-- Data provided --
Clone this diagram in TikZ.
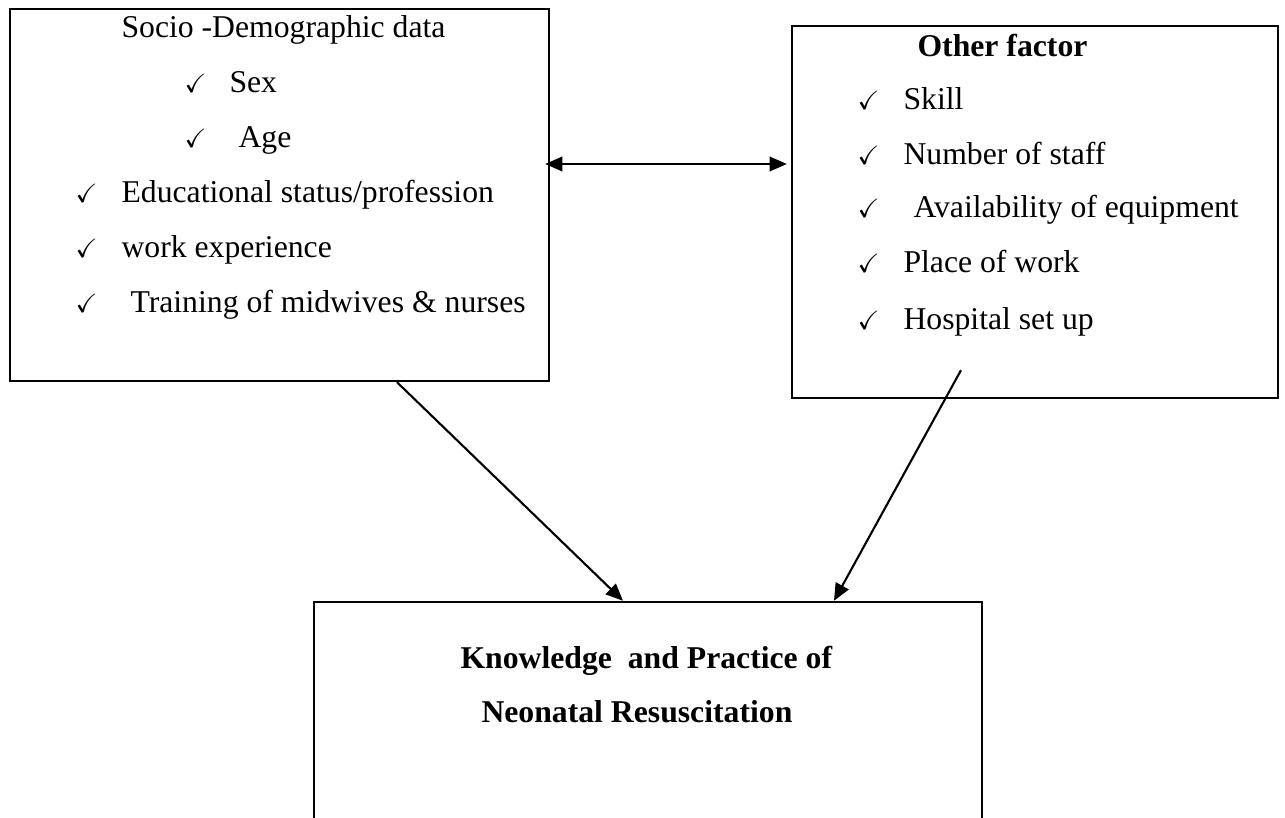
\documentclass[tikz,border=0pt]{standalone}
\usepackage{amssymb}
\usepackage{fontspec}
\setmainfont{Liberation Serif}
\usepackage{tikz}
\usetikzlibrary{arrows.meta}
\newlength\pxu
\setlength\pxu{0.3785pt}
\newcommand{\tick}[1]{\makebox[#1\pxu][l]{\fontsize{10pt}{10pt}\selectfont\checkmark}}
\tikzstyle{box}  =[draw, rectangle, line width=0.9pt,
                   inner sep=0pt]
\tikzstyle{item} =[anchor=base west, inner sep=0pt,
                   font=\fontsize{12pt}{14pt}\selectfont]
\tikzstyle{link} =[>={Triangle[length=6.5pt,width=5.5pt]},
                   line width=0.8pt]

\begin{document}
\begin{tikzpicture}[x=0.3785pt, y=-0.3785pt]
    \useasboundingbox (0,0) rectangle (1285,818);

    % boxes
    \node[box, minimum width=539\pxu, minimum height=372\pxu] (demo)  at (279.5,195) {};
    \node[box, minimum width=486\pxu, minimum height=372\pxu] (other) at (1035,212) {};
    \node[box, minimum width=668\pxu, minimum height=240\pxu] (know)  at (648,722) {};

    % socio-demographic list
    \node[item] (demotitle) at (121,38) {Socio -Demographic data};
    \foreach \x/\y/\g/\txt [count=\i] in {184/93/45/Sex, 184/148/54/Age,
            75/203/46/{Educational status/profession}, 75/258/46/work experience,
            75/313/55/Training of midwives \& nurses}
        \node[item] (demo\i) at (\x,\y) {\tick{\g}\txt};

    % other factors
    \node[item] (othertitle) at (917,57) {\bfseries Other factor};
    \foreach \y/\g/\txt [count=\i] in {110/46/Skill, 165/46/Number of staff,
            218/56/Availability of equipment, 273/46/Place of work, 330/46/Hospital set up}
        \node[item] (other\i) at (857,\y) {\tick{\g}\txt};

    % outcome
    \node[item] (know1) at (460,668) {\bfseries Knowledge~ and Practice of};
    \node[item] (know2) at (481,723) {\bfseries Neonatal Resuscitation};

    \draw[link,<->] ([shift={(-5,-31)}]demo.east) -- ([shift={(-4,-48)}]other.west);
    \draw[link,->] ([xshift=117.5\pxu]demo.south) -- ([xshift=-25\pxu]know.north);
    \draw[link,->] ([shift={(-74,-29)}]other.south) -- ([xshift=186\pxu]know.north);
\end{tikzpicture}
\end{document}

-- Set exercise --
Write out each line of the data exactly; the images should be left out.

-- Solved exercise --
Clone this diagram in TikZ.
\documentclass[tikz,border=0pt]{standalone}
\usepackage{amssymb}
\usepackage{fontspec}
\setmainfont{Liberation Serif}
\usepackage{tikz}
\usetikzlibrary{arrows.meta}
\newlength\pxu
\setlength\pxu{0.3785pt}
\newcommand{\tick}[1]{\makebox[#1\pxu][l]{\fontsize{10pt}{10pt}\selectfont\checkmark}}
\tikzstyle{box}  =[draw, rectangle, line width=0.9pt,
                   inner sep=0pt]
\tikzstyle{item} =[anchor=base west, inner sep=0pt,
                   font=\fontsize{12pt}{14pt}\selectfont]
\tikzstyle{link} =[>={Triangle[length=6.5pt,width=5.5pt]},
                   line width=0.8pt]

\begin{document}
\begin{tikzpicture}[x=0.3785pt, y=-0.3785pt]
    \useasboundingbox (0,0) rectangle (1285,818);

    % boxes
    \node[box, minimum width=539\pxu, minimum height=372\pxu] (demo)  at (279.5,195) {};
    \node[box, minimum width=486\pxu, minimum height=372\pxu] (other) at (1035,212) {};
    \node[box, minimum width=668\pxu, minimum height=240\pxu] (know)  at (648,722) {};

    % socio-demographic list
    \node[item] (demotitle) at (121,38) {Socio -Demographic data};
    \foreach \x/\y/\g/\txt [count=\i] in {184/93/45/Sex, 184/148/54/Age,
            75/203/46/{Educational status/profession}, 75/258/46/work experience,
            75/313/55/Training of midwives \& nurses}
        \node[item] (demo\i) at (\x,\y) {\tick{\g}\txt};

    % other factors
    \node[item] (othertitle) at (917,57) {\bfseries Other factor};
    \foreach \y/\g/\txt [count=\i] in {110/46/Skill, 165/46/Number of staff,
            218/56/Availability of equipment, 273/46/Place of work, 330/46/Hospital set up}
        \node[item] (other\i) at (857,\y) {\tick{\g}\txt};

    % outcome
    \node[item] (know1) at (460,668) {\bfseries Knowledge~ and Practice of};
    \node[item] (know2) at (481,723) {\bfseries Neonatal Resuscitation};

    \draw[link,<->] ([shift={(-5,-31)}]demo.east) -- ([shift={(-4,-48)}]other.west);
    \draw[link,->] ([xshift=117.5\pxu]demo.south) -- ([xshift=-25\pxu]know.north);
    \draw[link,->] ([shift={(-74,-29)}]other.south) -- ([xshift=186\pxu]know.north);
\end{tikzpicture}
\end{document}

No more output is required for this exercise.